The Company has also agreed to grant to CORIS a pre‑emptive right pursuant to which, for so long as CORIS holds any equity interest in the Company on a fully‑diluted basis, it will have the right to participate in any future equity private placement or public offering of the Company (an “Offering”) to allow it to maintain the same percentage interest in the Company after completion of the Offering (assuming the conversion or exchange of any convertible securities issued under the Offering) as existed immediately prior to completion of the Offering. Upon closing of the Offering, CORIS will have the right to nominate up to two members to SRG’s board of directors. The number of board members to be nominated will be determined based on the percentage interest held by CORIS.
The Offering, which remains subject to the approval of the TSX Venture Exchange, is expected to close by the end of August 2017.
No finders’ fees or commissions will be payable. Net proceeds from the Private Placement will be used for exploration purposes and general working capital requirements. The securities issued under the Private Placement will be subject to a four-month restricted period.
ABOUT CORIS Capital SA
Coris Capital SA is a Mauritius-based company and a member of the Coris Group, which is controlled by Mr. Idrissa Nassa and includes Coris Capital SA and Coris Holdings SA. It has activities and investments in finance, telecom, mining and in the industrial sector. Coris Holdings SA is a private company based in Burkina Faso with investments in the banking (Coris International Bank), insurance (Coris Insurance), wealth management (Coris Financial Management) and industrial sectors (General Mining Logistics). Its activities are focused mainly in West Africa.
ABOUT SRG
SRG is a Canadian-based company focused on developing the Lola Graphite deposit, located in the Republic of Guinea, West Africa. SRG is committed to operate in a socially, environmentally and ethically responsible manner.
For additional information, please visit SRG’s website at www.srggraphite.com.
For more information contact:
SRG Graphite Inc. (SRG)
Dr. Marc-Antoine Audet, President & CEO
Tel.: (514) 726-4158
Email: [email protected]
Jean-Paul Blais
NXT Communications
Tel.: +1 (514) 867-7447
Email: [email protected]
Neither the TSXV nor its Regulation Services Provider (as that term is defined in the policies of the TSXV) accepts responsibility for the adequacy or accuracy of this release.

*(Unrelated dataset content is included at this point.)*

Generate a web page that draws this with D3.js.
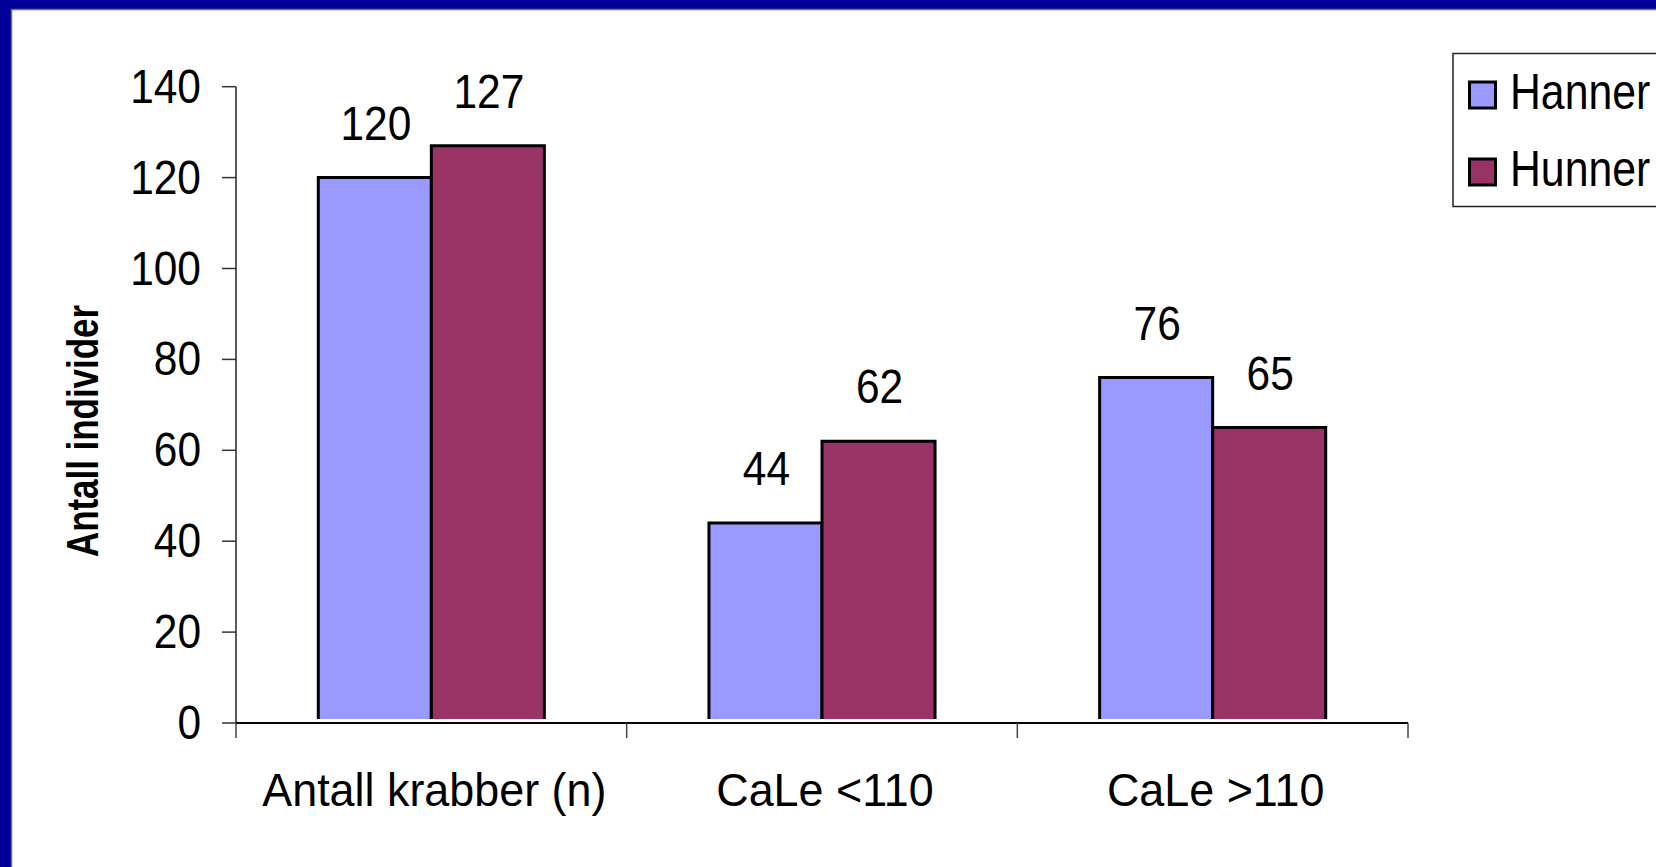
<!DOCTYPE html>
<html>
<head>
<meta charset="utf-8">
<script src="https://cdn.jsdelivr.net/npm/d3@7"></script>
<style>
  html, body { margin: 0; padding: 0; background: #000099; overflow: hidden; }
  svg { display: block; }
  text { font-family: "Liberation Sans", Arial, sans-serif; fill: #000; }
</style>
</head>
<body>
<svg id="chart" width="1656" height="867"></svg>
<script>
// Crab counts by group and sex
const categories = ["Antall krabber (n)", "CaLe <110", "CaLe >110"];
const seriesNames = ["Hanner", "Hunner"];
const hanner = [120, 44, 76];
const hunner = [127, 62, 65];
const yTicks = [0, 20, 40, 60, 80, 100, 120, 140];
const yTitle = "Antall individer";

const colors = { Hanner: "#9999FF", Hunner: "#993366" };
const values = { Hanner: hanner, Hunner: hunner };

const W = 1656, H = 867;
const svg = d3.select("#chart");

// Slide frame: blue border with white panel
svg.append("rect").attr("x", 0).attr("y", 0).attr("width", W).attr("height", H).attr("fill", "#000099");
svg.append("rect").attr("x", 11.5).attr("y", 9.5).attr("width", W).attr("height", H)
  .attr("fill", "#fff").attr("stroke", "#6f6f6f").attr("stroke-width", 1.5);

const plot = { left: 236, right: 1408, top: 86.7, bottom: 723 };

const x = d3.scaleBand().domain(categories).range([plot.left, plot.right]).paddingInner(0).paddingOuter(0);
const x1 = d3.scaleBand().domain(seriesNames).range([0, x.bandwidth()]).paddingInner(0).paddingOuter(0.728);
const y = d3.scaleLinear().domain([0, 140]).range([plot.bottom, plot.top]);

// Helper: horizontally condensed text
function label(parent, str, tx, ty, opts) {
  const g = parent.append("g")
    .attr("transform", `translate(${tx},${ty}) scale(${opts.sx},1)` + (opts.rotate ? ` rotate(${opts.rotate})` : ""));
  g.append("text")
    .attr("text-anchor", opts.anchor || "middle")
    .attr("font-size", opts.size)
    .attr("font-weight", opts.weight || "normal")
    .text(str);
  return g;
}

// Bars (fill stops just above the baseline, outline on top and sides)
const gap = 4;
const groups = svg.append("g");
categories.forEach((c, i) => {
  seriesNames.forEach(s => {
    const v = values[s][i];
    const bx = x(c) + x1(s), bw = x1.bandwidth();
    const top = y(v), base = y(0) - gap;
    groups.append("rect")
      .attr("x", bx).attr("y", top).attr("width", bw).attr("height", base - top)
      .attr("fill", colors[s]);
    groups.append("path")
      .attr("d", `M${bx},${base} L${bx},${top} L${bx + bw},${top} L${bx + bw},${base}`)
      .attr("fill", "none").attr("stroke", "#000").attr("stroke-width", 3)
      .attr("stroke-linejoin", "miter");
  });
});

// Y axis
const yAxis = svg.append("g");
yAxis.append("line").attr("x1", plot.left).attr("x2", plot.left)
  .attr("y1", y(140)).attr("y2", y(0)).attr("stroke", "#222").attr("stroke-width", 1.5);
yTicks.forEach(t => {
  yAxis.append("line").attr("x1", plot.left - 14).attr("x2", plot.left)
    .attr("y1", y(t)).attr("y2", y(t)).attr("stroke", "#333").attr("stroke-width", 1.5);
  label(yAxis, String(t), plot.left - 35, y(t) + 16, { sx: 0.885, size: 48, anchor: "end" });
});

// X axis
const xAxis = svg.append("g");
xAxis.append("line").attr("x1", plot.left).attr("x2", plot.right)
  .attr("y1", y(0)).attr("y2", y(0)).attr("stroke", "#000").attr("stroke-width", 2);
const xTickPos = categories.map(c => x(c)).concat([x(categories[categories.length - 1]) + x.bandwidth()]);
xTickPos.forEach(px => {
  xAxis.append("line").attr("x1", px).attr("x2", px)
    .attr("y1", y(0)).attr("y2", y(0) + 15).attr("stroke", "#444").attr("stroke-width", 1.5);
});
categories.forEach(c => {
  label(xAxis, c, x(c) + x.bandwidth() / 2 + 3, 806, { sx: 0.955, size: 47 });
});

// Value labels
categories.forEach((c, i) => {
  seriesNames.forEach(s => {
    const v = values[s][i];
    label(svg, String(v), x(c) + x1(s) + x1.bandwidth() / 2 + 1, y(v) - 38, { sx: 0.885, size: 48 });
  });
});

// Y title
label(svg, yTitle, 98, 431, { sx: 1, size: 45, weight: "bold", rotate: -90 })
  .select("text").attr("textLength", 252).attr("lengthAdjust", "spacingAndGlyphs");

// Legend
const legend = svg.append("g");
legend.append("rect").attr("x", 1453).attr("y", 53.5).attr("width", 260).attr("height", 153)
  .attr("fill", "#fff").attr("stroke", "#222").attr("stroke-width", 1.5);
seriesNames.forEach((s, i) => {
  const ly = 82 + i * 77;
  legend.append("rect").attr("x", 1469.5).attr("y", ly).attr("width", 26).attr("height", 26)
    .attr("fill", colors[s]).attr("stroke", "#000").attr("stroke-width", 3);
  label(legend, s, 1510, ly + 27, { sx: 0.855, size: 50, anchor: "start" });
});
</script>
</body>
</html>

Forward-Looking Statements
This release contains forward-looking statements. More particularly, this release contains statements concerning the anticipated Private Placement. Although SRG believes that the expectations reflected in these forward-looking statements are reasonable, undue reliance should not be placed on them because SRG can give no assurance that they will prove to be correct. Since forward looking statements address future events and conditions, by their very nature they involve inherent risks and uncertainties. The closing of the Private Placement could be delayed if SRG is not able to obtain the necessary regulatory and stock exchange approvals on the timelines it has planned. The Private Placement will not be completed at all if these approvals are not obtained or some other condition to the closing is not satisfied. Accordingly, there is a risk that the Private Placement will not be completely sold, completed within the anticipated time or at all. Additional information on these and other factors that could affect SRG’s operations and financial results are included in reports on file with Canadian securities regulatory authorities and may be accessed through the SEDAR website (www.sedar.com).